◆ TASK PROMPT
Write out, word for word, every line from the first one through the line that holds "plt.rcParams['font.family'] = ['Lato', 'DejaVu", and nothing else; skip the pictures.

## begin

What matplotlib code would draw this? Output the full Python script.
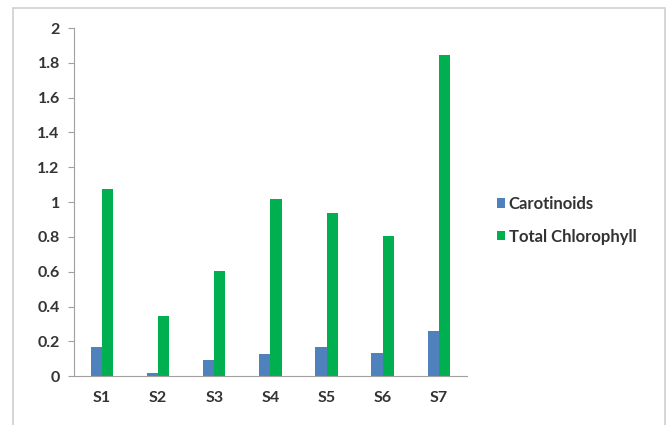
import numpy as np
import matplotlib.pyplot as plt
from matplotlib.patches import Rectangle

samples = ["S1", "S2", "S3", "S4", "S5", "S6", "S7"]
carotinoids = [0.165, 0.02, 0.09, 0.13, 0.17, 0.135, 0.26]
chlorophyll = [1.075, 0.345, 0.605, 1.02, 0.935, 0.805, 1.845]
yticks = [0, 0.2, 0.4, 0.6, 0.8, 1, 1.2, 1.4, 1.6, 1.8, 2]
ytick_labels = ["0", "0.2", "0.4", "0.6", "0.8", "1", "1.2", "1.4", "1.6", "1.8", "2"]

plt.rcParams['font.family'] = ['Lato', 'DejaVu Sans']

fig = plt.figure(figsize=(6.7, 4.25), dpi=100)
ax = fig.add_axes([0.110, 0.115, 0.587, 0.819])

# outer chart border
fig.patches.append(Rectangle((13 / 670, -0.05), 652 / 670, 1 - 8 / 425 + 0.05,
                             transform=fig.transFigure, fill=False,
                             edgecolor="#d0d0d0", lw=1.2))

x = np.arange(len(samples))
w = 0.2
ax.bar(x - w / 2, carotinoids, w, color="#4F81BD", label="Carotinoids")
ax.bar(x + w / 2, chlorophyll, w, color="#00B050", label="Total Chlorophyll")

ax.set_xlim(-0.5, len(samples) - 0.5)
ax.set_ylim(0, 2)
ax.set_yticks(yticks)
ax.set_yticklabels(ytick_labels)
ax.set_xticks(x)
ax.set_xticklabels(samples)

for s in ["top", "right"]:
    ax.spines[s].set_visible(False)
for s in ["left", "bottom"]:
    ax.spines[s].set_color("#a0a0a0")

ax.tick_params(axis="y", length=4, color="#a0a0a0", labelsize=11.5, pad=6)
ax.tick_params(axis="x", length=0, labelsize=11.5, pad=11)
for lbl in ax.get_xticklabels() + ax.get_yticklabels():
    lbl.set_fontweight("bold")
    lbl.set_color("#333333")

leg = ax.legend(loc="center left", bbox_to_anchor=(1.076, 0.448), frameon=False,
                borderaxespad=0, borderpad=0,
                handlelength=0.5, handleheight=0.5, handletextpad=0.2,
                labelspacing=1.0, prop={"size": 12, "weight": "bold"})
for t in leg.get_texts():
    t.set_color("#333333")

fig.savefig("out.png", dpi=100)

## end

◆ FULL RESPONSE
What matplotlib code would draw this? Output the full Python script.
import numpy as np
import matplotlib.pyplot as plt
from matplotlib.patches import Rectangle

samples = ["S1", "S2", "S3", "S4", "S5", "S6", "S7"]
carotinoids = [0.165, 0.02, 0.09, 0.13, 0.17, 0.135, 0.26]
chlorophyll = [1.075, 0.345, 0.605, 1.02, 0.935, 0.805, 1.845]
yticks = [0, 0.2, 0.4, 0.6, 0.8, 1, 1.2, 1.4, 1.6, 1.8, 2]
ytick_labels = ["0", "0.2", "0.4", "0.6", "0.8", "1", "1.2", "1.4", "1.6", "1.8", "2"]

plt.rcParams['font.family'] = ['Lato', 'DejaVu Sans']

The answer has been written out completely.